TASK: Take each line containing "this" and report it exactly as written.

□ □ □ □

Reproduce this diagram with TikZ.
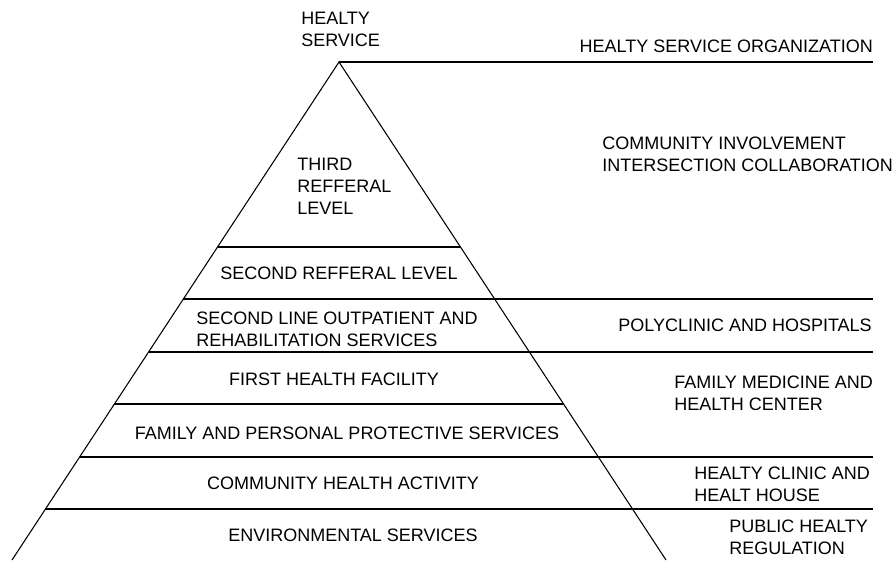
\documentclass[tikz,border=0pt]{standalone}
\usepackage{fontspec}
\setmainfont{Liberation Sans}
\usetikzlibrary{calc}

\begin{document}
\begin{tikzpicture}[x=0.75pt, y=-0.75pt,
		lbl/.style={inner sep=0pt, font=\fontsize{13.5}{16.5}\selectfont},
		lblw/.style={lbl, anchor=west, align=left},
		rule/.style={line width=0.8pt}]
	\useasboundingbox (0,0) rectangle (895,561);
	% pyramid outline
	\coordinate (apex) at (339,62);
	\coordinate (bl) at (12,560);
	\coordinate (br) at (666,560);
	\coordinate (edge) at (873,62);
	\draw[rule] (bl) -- (apex) -- (br);
	\draw[rule] (apex) -- (edge);
	% level lines: t along the sides, e = 1 if the line runs out to the right
	\foreach \n/\t/\e in {a/0.3715/0, b/0.4759/1, c/0.5823/1, d/0.6867/0, e/0.7932/1, f/0.8976/1}
	{
		\coordinate (l\n) at ($(apex)!\t!(bl)$);
		\coordinate (r\n) at ($(apex)!\t!(br)$);
		\ifnum\e=1
			\draw[rule] (l\n) -- (l\n -| edge);
		\else
			\draw[rule] (l\n) -- (r\n);
		\fi
	}
	% pyramid labels
	\node[lblw] (top) at (301,29) {HEALTY\\SERVICE};
	\node[lblw] (third) at (297,186) {THIRD\\REFFERAL\\LEVEL};
	\node[lbl] (second) at (339,273) {SECOND REFFERAL LEVEL};
	\node[lblw] (outpat) at (196,329) {SECOND LINE OUTPATIENT AND\\REHABILITATION SERVICES};
	\node[lbl] (first) at (334,379) {FIRST HEALTH FACILITY};
	\node[lbl] (family) at (347,433) {FAMILY AND PERSONAL PROTECTIVE SERVICES};
	\node[lbl] (commun) at (343,483) {COMMUNITY HEALTH ACTIVITY};
	\node[lbl] (environ) at (353,535) {ENVIRONMENTAL SERVICES};
	% right hand labels
	\node[lbl, anchor=east] (org) at (873,46) {HEALTY SERVICE ORGANIZATION};
	\node[lblw] (involve) at (602,154) {COMMUNITY INVOLVEMENT\\INTERSECTION COLLABORATION};
	\node[lbl, anchor=east] (poly) at (872,325) {POLYCLINIC AND HOSPITALS};
	\node[lblw] (medic) at (674,393) {FAMILY MEDICINE AND\\HEALTH CENTER};
	\node[lblw] (clinic) at (694,484) {HEALTY CLINIC AND\\HEALT HOUSE};
	\node[lblw] (public) at (729,537) {PUBLIC HEALTY\\REGULATION};
\end{tikzpicture}
\end{document}
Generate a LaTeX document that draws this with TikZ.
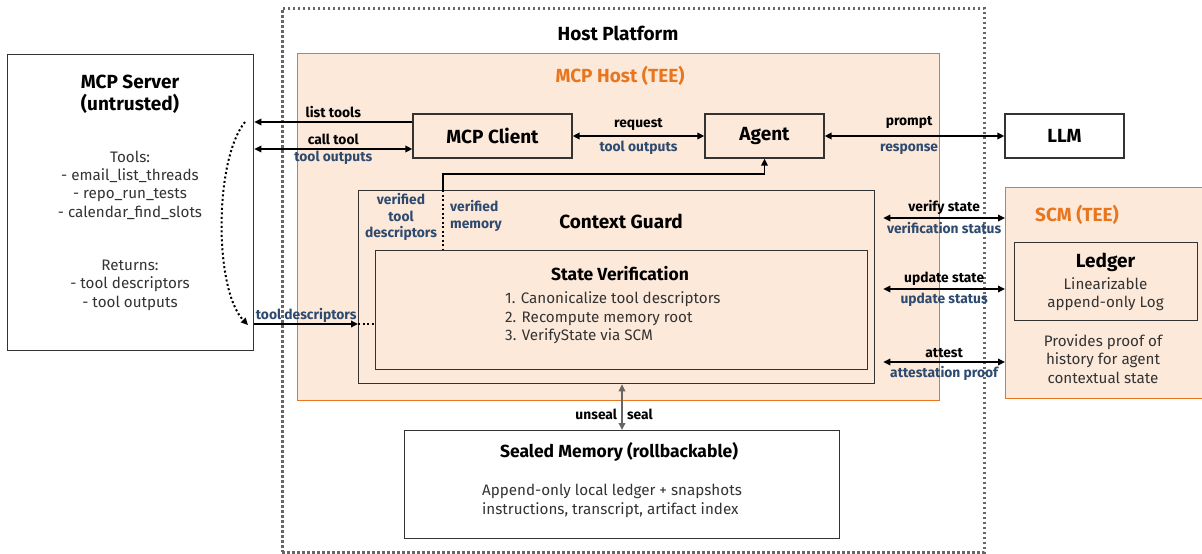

□ □ □ □

THE REPLY:
Reproduce this diagram with TikZ.
Generate a LaTeX document that draws this with TikZ.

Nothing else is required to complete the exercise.